### What you will do
Skip the pictures. Set down, word for word, the lines from the start of the material up to and including the line with "(evC) at (785,128)".

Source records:
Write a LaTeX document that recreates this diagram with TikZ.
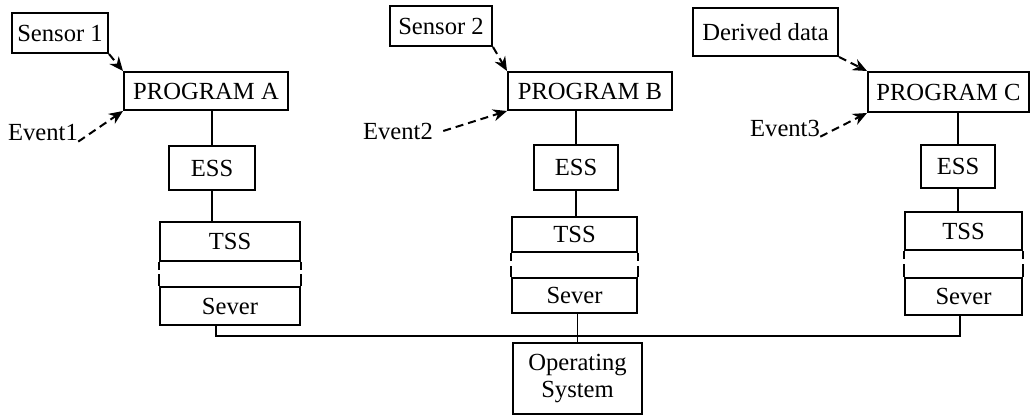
\documentclass[tikz,border=0pt]{standalone}
\usepackage{fontspec}
\setmainfont{Liberation Serif}
\usetikzlibrary{positioning, calc, arrows.meta}

\begin{document}
\begin{tikzpicture}[x=0.5pt, y=-0.5pt,
  caixa/.style={draw, line width=1pt, inner sep=0pt, font=\fontsize{12.3}{13.5}\selectfont},
  rotulo/.style={inner sep=0pt, font=\fontsize{12.3}{13.5}\selectfont},
  seta/.style={dash pattern=on 4pt off 2.5pt, line width=1pt, -{Stealth[length=7pt, width=6pt]}},
  linha/.style={line width=0.9pt}]
\useasboundingbox (0,0) rectangle (1031,416);

% LAYER 1: Entradas (sensores e dados)
\node[caixa, minimum width=48pt, minimum height=20pt] (sensA) at (60,33) {Sensor 1};
\node[caixa, minimum width=51pt, minimum height=20pt] (sensB) at (441,26) {Sensor 2};
\node[caixa, minimum width=72.5pt, minimum height=24pt] (sensC) at (765.5,32) {Derived data};

% LAYER 2: Programas
\node[caixa, minimum width=82pt, minimum height=19pt] (progA) at (206,91) {PROGRAM A};
\node[caixa, minimum width=82pt, minimum height=19pt] (progB) at (590,91) {PROGRAM B};
\node[caixa, minimum width=80.5pt, minimum height=20pt] (progC) at (948.5,92) {PROGRAM C};

% LAYER 3: Eventos
\node[rotulo] (evA) at (43,133) {Event1};
\node[rotulo] (evB) at (398,131) {Event2};
\node[rotulo] (evC) at (785,128) {Event3};

% LAYER 4: Pilhas ESS / TSS / Sever
\node[caixa, minimum width=43pt, minimum height=22pt] (essA) at (212,168) {ESS};
\node[caixa, minimum width=70pt, minimum height=19.5pt] (tssA) at (230,241.5) {TSS};
\node[caixa, minimum width=70pt, minimum height=19pt] (sevA) at (230,306) {Sever};

\node[caixa, minimum width=42pt, minimum height=22.5pt] (essB) at (576,167.5) {ESS};
\node[caixa, minimum width=62.5pt, minimum height=17.5pt] (tssB) at (574.5,234.5) {TSS};
\node[caixa, minimum width=62.5pt, minimum height=17.5pt] (sevB) at (574.5,295.5) {Sever};

\node[caixa, minimum width=37pt, minimum height=21.5pt] (essC) at (958,166.5) {ESS};
\node[caixa, minimum width=58.5pt, minimum height=19pt] (tssC) at (963.5,231) {TSS};
\node[caixa, minimum width=58.5pt, minimum height=18.5pt] (sevC) at (963.5,296.5) {Sever};

% LAYER 5: Sistema operacional
\node[caixa, minimum width=64.5pt, minimum height=35.5pt, align=center] (osys) at (577.5,378.5) {Operating\\System};

% LAYER 6: Setas tracejadas
\draw[seta] (sensA.south east) -- (progA.north west);
\draw[seta] (sensB.south east) -- (progB.north west);
\draw[seta] (sensC.south east) -- (progC.north west);
\draw[seta] (evA.south east) -- (progA.south west);
\draw[seta] ([xshift=5pt]evB.east) -- (progB.south west);
\draw[seta] (evC.south east) -- (progC.south west);

% LAYER 7: Ligacoes
\draw[linha] (essA.north) -- (essA.north |- progA.south);
\draw[linha] (essA.south) -- (essA.south |- tssA.north);
\draw[linha] (essB.north) -- (essB.north |- progB.south);
\draw[linha] (essB.south) -- (essB.south |- tssB.north);
\draw[linha] (essC.north) -- (essC.north |- progC.south);
\draw[linha] (essC.south) -- (essC.south |- tssC.north);

% pedacos laterais entre TSS e Sever
\draw[linha] (tssA.south west) -- ++(0,8) (tssA.south east) -- ++(0,8);
\draw[linha] (sevA.north west) -- ++(0,-12) (sevA.north east) -- ++(0,-12);
\draw[linha] (tssB.south west) -- ++(0,8) (tssB.south east) -- ++(0,8);
\draw[linha] (sevB.north west) -- ++(0,-11) (sevB.north east) -- ++(0,-11);
\draw[linha] (tssC.south west) -- ++(0,8) (tssC.south east) -- ++(0,8);
\draw[linha] (sevC.north west) -- ++(0,-13) (sevC.north east) -- ++(0,-13);

% barramento
\coordinate (busA) at (216,336);
\coordinate (busC) at (960,336);
\draw[linha] (sevA.south -| busA) -- (busA) -- (busC) -- (sevC.south -| busC);
\draw[linha] (sevB.south -| osys.north) -- (osys.north);
\end{tikzpicture}
\end{document}
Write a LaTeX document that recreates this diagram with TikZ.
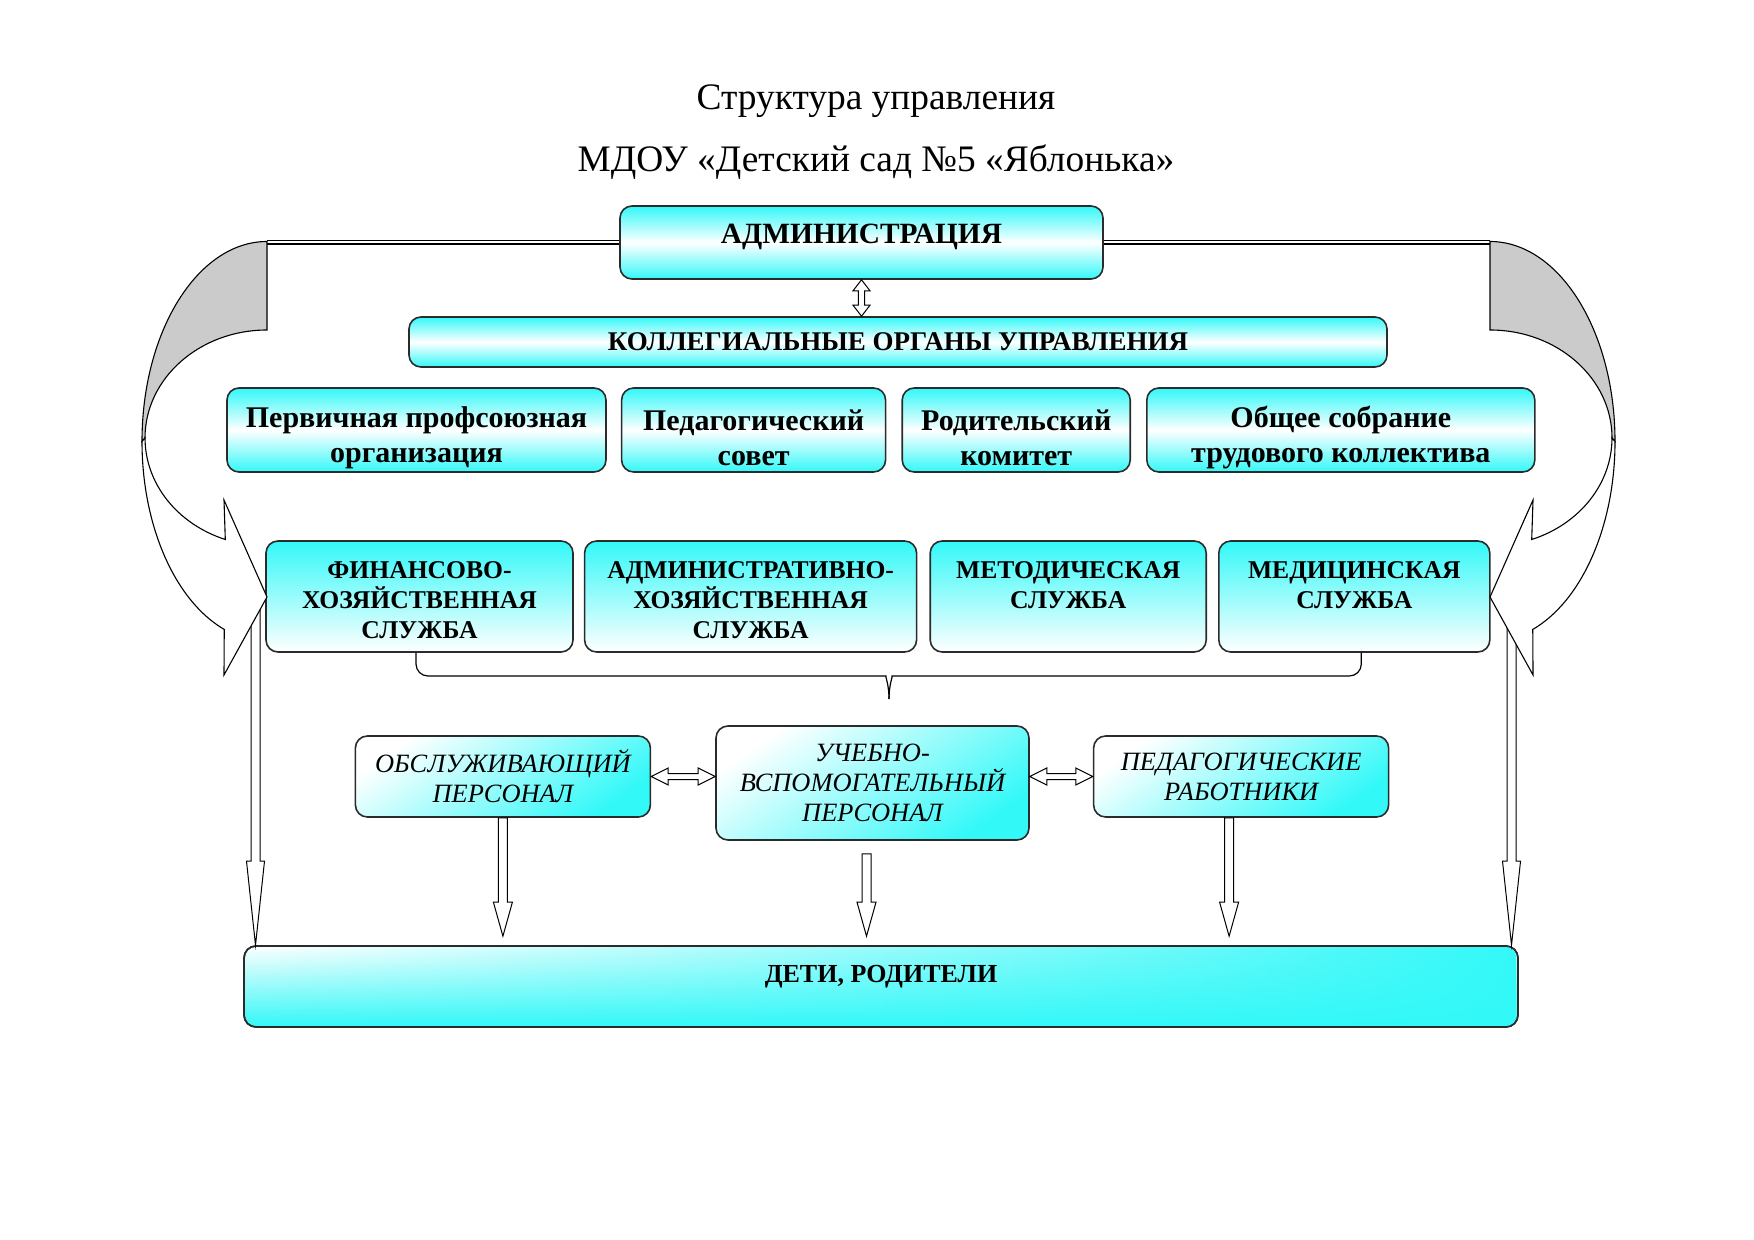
\documentclass[tikz,border=0pt]{standalone}
\usepackage{fontspec}
\setmainfont{Liberation Serif}
\usepackage{tikz}
\usetikzlibrary{positioning,calc,fadings}
\definecolor{boxcyan}{HTML}{33F8F8}
\definecolor{boxline}{HTML}{2B2B2B}
\definecolor{backgrey}{HTML}{CBCBCB}
\tikzfading[name=tocyan, left color=transparent!100, middle color=transparent!85, right color=transparent!0]
\newcommand{\liftb}{\rule{0pt}{18.3pt}}% lowers the text of a body box
\newcommand{\lifts}{\rule{0pt}{12pt}}% lowers the text of a service box
\tikzset{
  box/.style   = {rounded corners=6pt, draw=boxline, line width=0.8pt, align=center, inner sep=1pt},
  band/.style  = {box, top color=boxcyan, bottom color=boxcyan, middle color=white,
                  font=\fontsize{15}{17.3}\selectfont\bfseries},
  body/.style  = {band, minimum height=42pt},
  svc/.style   = {box, top color=boxcyan, bottom color=white, minimum height=55.5pt,
                  font=\fontsize{12.8}{15}\selectfont\bfseries},
  staff/.style = {box, top color=white, bottom color=boxcyan, shading angle=35,
                  font=\fontsize{13.2}{15}\selectfont\itshape},
  ttl/.style   = {font=\fontsize{18.7}{22}\selectfont, anchor=base},
  blk/.style   = {draw=black, fill=white, line width=0.5pt},
  dbl/.style   = {draw=black, double=white, double distance=1pt, line width=0.55pt},
  brc/.style   = {draw=black, line width=0.6pt},
  curvarr/.style = {draw=black, line width=0.55pt},
}
% hollow block arrows: from, to, shaft half width, head half width, head length
\newcommand{\blkdown}[5]{%
  \draw[blk] let \p1=(#1), \p2=(#2) in
    (\x1-#3,\y1) -- (\x1-#3,\y2+#5) -- (\x1-#4,\y2+#5) -- (\x1,\y2)
    -- (\x1+#4,\y2+#5) -- (\x1+#3,\y2+#5) -- (\x1+#3,\y1) -- cycle;}
\newcommand{\blkud}[5]{%
  \draw[blk] let \p1=(#1), \p2=(#2) in
    (\x1,\y1) -- (\x1+#4,\y1-#5) -- (\x1+#3,\y1-#5) -- (\x1+#3,\y2+#5) -- (\x1+#4,\y2+#5)
    -- (\x1,\y2) -- (\x1-#4,\y2+#5) -- (\x1-#3,\y2+#5) -- (\x1-#3,\y1-#5) -- (\x1-#4,\y1-#5) -- cycle;}
\newcommand{\blklr}[5]{%
  \draw[blk] let \p1=(#1), \p2=(#2) in
    (\x1,\y1) -- (\x1+#5,\y1+#4) -- (\x1+#5,\y1+#3) -- (\x2-#5,\y1+#3) -- (\x2-#5,\y1+#4)
    -- (\x2,\y1) -- (\x2-#5,\y1-#4) -- (\x2-#5,\y1-#3) -- (\x1+#5,\y1-#3) -- (\x1+#5,\y1-#4) -- cycle;}

\begin{document}
\begin{tikzpicture}[x=0.5pt, y=-0.5pt]
  \useasboundingbox (0,0) rectangle (1754,1240);

  \node[ttl] (ttl1) at (876,110) {Структура управления};
  \node[ttl] (ttl2) at (876,172) {МДОУ «Детский сад №5 «Яблонька»};

  % --- administration and collegial bodies ---
  \node[band, minimum width=241.5pt, minimum height=36.5pt, text height=9.7pt, text depth=8.7pt,
        font=\fontsize{14.7}{17}\selectfont\bfseries] (admin) at (861.5,242.5) {АДМИНИСТРАЦИЯ};
  \node[band, minimum width=489pt, minimum height=25pt,
        font=\fontsize{13.5}{16}\selectfont\bfseries] (coll) at (898,342) {КОЛЛЕГИАЛЬНЫЕ ОРГАНЫ УПРАВЛЕНИЯ};

  \node[body, minimum width=189.5pt] (union) at (416.5,430) {\liftb Первичная профсоюзная\\организация};
  \node[body, minimum width=132pt, right=7pt of union] (pedsov) {\liftb Педагогический\\совет};
  \node[body, minimum width=114pt, right=7.5pt of pedsov] (parcom) {\liftb Родительский\\комитет};
  \node[body, minimum width=194pt, right=7.5pt of parcom] (meet) {\liftb Общее собрание\\трудового коллектива};

  % --- services ---
  \node[svc, minimum width=153.5pt] (fin) at (419.5,596.5) {\lifts ФИНАНСОВО-\\ХОЗЯЙСТВЕННАЯ\\СЛУЖБА};
  \node[svc, minimum width=166pt, right=5pt of fin] (admhoz) {\lifts АДМИНИСТРАТИВНО-\\ХОЗЯЙСТВЕННАЯ\\СЛУЖБА};
  \node[svc, minimum width=138pt, right=6pt of admhoz] (metod) {\lifts МЕТОДИЧЕСКАЯ\\СЛУЖБА\\\mbox{}};
  \node[svc, minimum width=135.5pt, right=5.5pt of metod] (med) {\lifts МЕДИЦИНСКАЯ\\СЛУЖБА\\\mbox{}};

  % --- staff ---
  \node[staff, minimum width=156.5pt, minimum height=57pt] (ucheb) at (872.5,783) {УЧЕБНО-\\ВСПОМОГАТЕЛЬНЫЙ\\ПЕРСОНАЛ};
  \node[staff, minimum width=147.5pt, minimum height=40.5pt, left=32pt of ucheb, yshift=3.25pt] (obsl) {ОБСЛУЖИВАЮЩИЙ\\ПЕРСОНАЛ};
  \node[staff, minimum width=147.5pt, minimum height=40.5pt, right=31.5pt of ucheb, yshift=3.25pt] (pedrab) {ПЕДАГОГИЧЕСКИЕ\\РАБОТНИКИ};

  \node[box, top color=white, bottom color=boxcyan,
        postaction={fill=boxcyan, path fading=tocyan}, postaction={draw=boxline, line width=0.8pt},
        font=\fontsize{13}{15}\selectfont\bfseries, minimum width=637pt, minimum height=40.5pt,
        text height=8.6pt, text depth=13pt] (deti) at (881,986.5) {ДЕТИ, РОДИТЕЛИ};

  % --- lines from the administration ---
  \coordinate (ltop) at (267,242.5);
  \coordinate (rtop) at (1490,242.5);
  \draw[dbl] (admin.west) -- (ltop);
  \draw[dbl] (admin.east) -- (rtop);

  \coordinate (lfoot) at (255.5,600);
  \coordinate (rfoot) at (1511.5,600);
  \blkdown{lfoot}{lfoot |- deti.north}{2.25pt}{4.5pt}{42pt}
  \blkdown{rfoot}{rfoot |- deti.north}{2.25pt}{4.5pt}{42pt}

  % --- bent arrows, left and mirrored right ---
  \foreach \xo/\sx in {0/1, 1757/-1}{
    \begin{scope}[shift={(\xo,0)}, xscale=\sx]
      \draw[curvarr, fill=backgrey] (267,241.5) arc[start angle=270, end angle=180, x radius=125, y radius=200]
        -- (145,438) arc[start angle=180, end angle=270, x radius=122, y radius=108] -- cycle;
      \draw[curvarr, fill=white] (142,441.5) arc[start angle=180, end angle=110, x radius=125, y radius=200]
        -- (224,675) -- (267,597) -- (224,500) -- (225.3,539.5)
        arc[start angle=110, end angle=180, x radius=122, y radius=108] -- cycle;
    \end{scope}
  }

  \blkud{admin.south}{admin.south |- coll.north}{1.6pt}{4.25pt}{5.5pt}
  \blklr{obsl.east}{ucheb.west}{1.5pt}{4.25pt}{8.5pt}
  \blklr{ucheb.east |- pedrab.west}{pedrab.west}{1.5pt}{4.25pt}{8.5pt}

  % --- brace under the services ---
  \coordinate (brl) at ($(fin.south)+(-3.5,0)$);
  \coordinate (brr) at ($(med.south)+(7,0)$);
  \coordinate (brtip) at (889,699);
  \draw[brc] (brl) [rounded corners=6pt] |- (874,676) [sharp corners] .. controls (885,676) and (889,684) .. (brtip);
  \draw[brc] (brr) [rounded corners=6pt] |- (904,676) [sharp corners] .. controls (893,676) and (889,684) .. (brtip);

  % --- staff to children ---
  \coordinate (dtop) at ($(deti.north)+(0,-9)$);
  \coordinate (uchfoot) at ($(ucheb.south)+(-6,13)$);
  \coordinate (pedfoot) at ($(pedrab.south)+(-12,0)$);
  \blkdown{obsl.south}{dtop}{2.25pt}{4.75pt}{17pt}
  \blkdown{uchfoot}{dtop}{2.25pt}{4.75pt}{17pt}
  \blkdown{pedfoot}{dtop}{2.25pt}{4.75pt}{17pt}
\end{tikzpicture}
\end{document}
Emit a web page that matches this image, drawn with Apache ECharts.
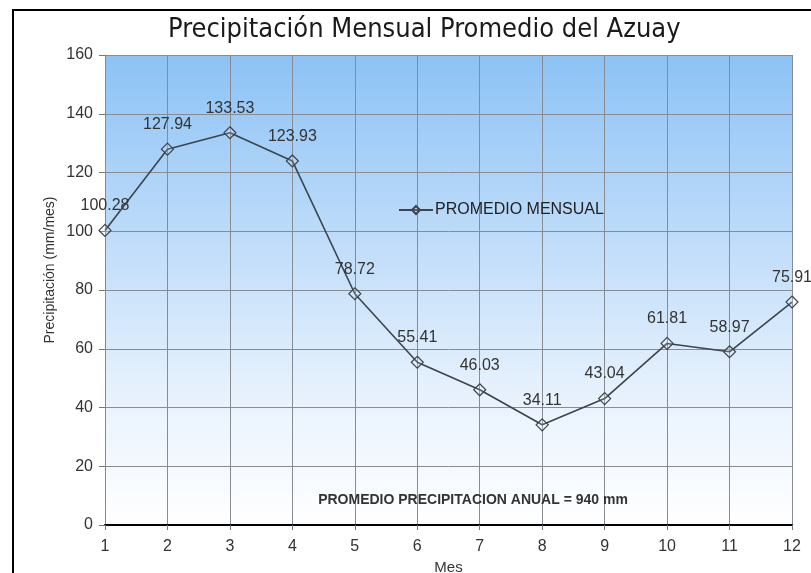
<!DOCTYPE html>
<html>
<head>
<meta charset="utf-8">
<script src="https://cdn.jsdelivr.net/npm/echarts@6/dist/echarts.min.js"></script>
<style>html,body{margin:0;padding:0;background:#fff;}#c{width:811px;height:573px;}</style>
</head>
<body>
<div id="c"></div>
<script>
var months = ['1','2','3','4','5','6','7','8','9','10','11','12'];
var promedio = [100.28, 127.94, 133.53, 123.93, 78.72, 55.41, 46.03, 34.11, 43.04, 61.81, 58.97, 75.91];
var yTicks = {min: 0, max: 160, interval: 20};
var titleText = 'Precipitación Mensual Promedio del Azuay';
var noteText = 'PROMEDIO PRECIPITACION ANUAL = 940 mm';
var seriesName = 'PROMEDIO MENSUAL';

var chart = echarts.init(document.getElementById('c'));
chart.setOption({
  animation: false,
  backgroundColor: '#ffffff',
  title: {
    text: titleText,
    left: 163, top: 11,
    textStyle: {fontFamily: '"Liberation Sans Narrow","DejaVu Sans Condensed",sans-serif', fontSize: 27, fontWeight: 'normal', color: '#1a1a1a'}
  },
  legend: {
    left: 393, top: 197,
    itemWidth: 34, itemHeight: 10, itemGap: 4,
    data: [seriesName],
    textStyle: {fontFamily: '"Liberation Sans",Arial,sans-serif', fontSize: 16, color: '#222', padding: [0, 0, 0, -3]}
  },
  grid: {
    left: 105, right: 19, top: 55, bottom: 48,
    outerBoundsMode: 'none',
    containLabel: false,
    show: true, borderWidth: 0,
    backgroundColor: new echarts.graphic.LinearGradient(0, 0, 0, 1, [
      {offset: 0, color: '#8cc2f5'},
      {offset: 0.45, color: '#c6e0fa'},
      {offset: 0.75, color: '#eaf3fd'},
      {offset: 1, color: '#ffffff'}
    ])
  },
  xAxis: {
    type: 'category',
    data: months,
    boundaryGap: false,
    name: 'Mes', nameLocation: 'middle', nameGap: 33,
    nameTextStyle: {fontFamily: '"Liberation Sans",Arial,sans-serif', fontSize: 15, color: '#333'},
    axisLine: {show: true, lineStyle: {color: '#000', width: 2}},
    axisTick: {show: true, alignWithLabel: true, length: 5, lineStyle: {color: '#777'}},
    axisLabel: {margin: 14, fontFamily: '"Liberation Sans",Arial,sans-serif', fontSize: 16, color: '#333'},
    splitLine: {show: true, interval: 0, lineStyle: {color: '#878c93', width: 1}}
  },
  yAxis: {
    type: 'value',
    min: yTicks.min, max: yTicks.max, interval: yTicks.interval,
    axisLine: {show: true, lineStyle: {color: '#888', width: 1}},
    axisTick: {show: true, length: 6, lineStyle: {color: '#777'}},
    axisLabel: {margin: 12, fontFamily: '"Liberation Sans",Arial,sans-serif', fontSize: 16, color: '#333'},
    splitLine: {show: true, lineStyle: {color: '#878c93', width: 1}}
  },
  graphic: [
    {
      type: 'rect', silent: true, z: 100,
      shape: {x: 13, y: 10, width: 900, height: 700},
      style: {fill: 'none', stroke: '#000', lineWidth: 2}
    },
    {
      type: 'text', silent: true, z: 100,
      x: 50, y: 270, rotation: Math.PI / 2,
      style: {text: 'Precipitación (mm/mes)', fontFamily: '"Liberation Sans",Arial,sans-serif', fontSize: 14, fill: '#333', align: 'center', verticalAlign: 'middle'}
    },
    {
      type: 'text', silent: true, z: 100,
      x: 473, y: 500,
      style: {text: noteText, fontFamily: '"Liberation Sans",Arial,sans-serif', fontSize: 14, fontWeight: 'bold', fill: '#333', align: 'center', verticalAlign: 'middle'}
    }
  ],
  series: [{
    name: seriesName,
    type: 'line',
    data: promedio,
    symbol: 'diamond',
    symbolSize: 12,
    lineStyle: {color: '#3c444c', width: 1.6},
    itemStyle: {color: 'rgba(255,255,255,0.15)', borderColor: '#3c444c', borderWidth: 1.2},
    label: {
      show: true, position: 'top', distance: 10,
      fontFamily: '"Liberation Sans",Arial,sans-serif', fontSize: 16, color: '#333'
    }
  }]
});
</script>
</body>
</html>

### Exercise solution
Write a LaTeX document that recreates this diagram with TikZ.
\documentclass[tikz,border=0pt]{standalone}
\usepackage{fontspec}
\setmainfont{Liberation Serif}
\usetikzlibrary{positioning, calc, arrows.meta}

\begin{document}
\begin{tikzpicture}[x=0.5pt, y=-0.5pt,
  caixa/.style={draw, line width=1pt, inner sep=0pt, font=\fontsize{12.3}{13.5}\selectfont},
  rotulo/.style={inner sep=0pt, font=\fontsize{12.3}{13.5}\selectfont},
  seta/.style={dash pattern=on 4pt off 2.5pt, line width=1pt, -{Stealth[length=7pt, width=6pt]}},
  linha/.style={line width=0.9pt}]
\useasboundingbox (0,0) rectangle (1031,416);

% LAYER 1: Entradas (sensores e dados)
\node[caixa, minimum width=48pt, minimum height=20pt] (sensA) at (60,33) {Sensor 1};
\node[caixa, minimum width=51pt, minimum height=20pt] (sensB) at (441,26) {Sensor 2};
\node[caixa, minimum width=72.5pt, minimum height=24pt] (sensC) at (765.5,32) {Derived data};

% LAYER 2: Programas
\node[caixa, minimum width=82pt, minimum height=19pt] (progA) at (206,91) {PROGRAM A};
\node[caixa, minimum width=82pt, minimum height=19pt] (progB) at (590,91) {PROGRAM B};
\node[caixa, minimum width=80.5pt, minimum height=20pt] (progC) at (948.5,92) {PROGRAM C};

% LAYER 3: Eventos
\node[rotulo] (evA) at (43,133) {Event1};
\node[rotulo] (evB) at (398,131) {Event2};
\node[rotulo] (evC) at (785,128) {Event3};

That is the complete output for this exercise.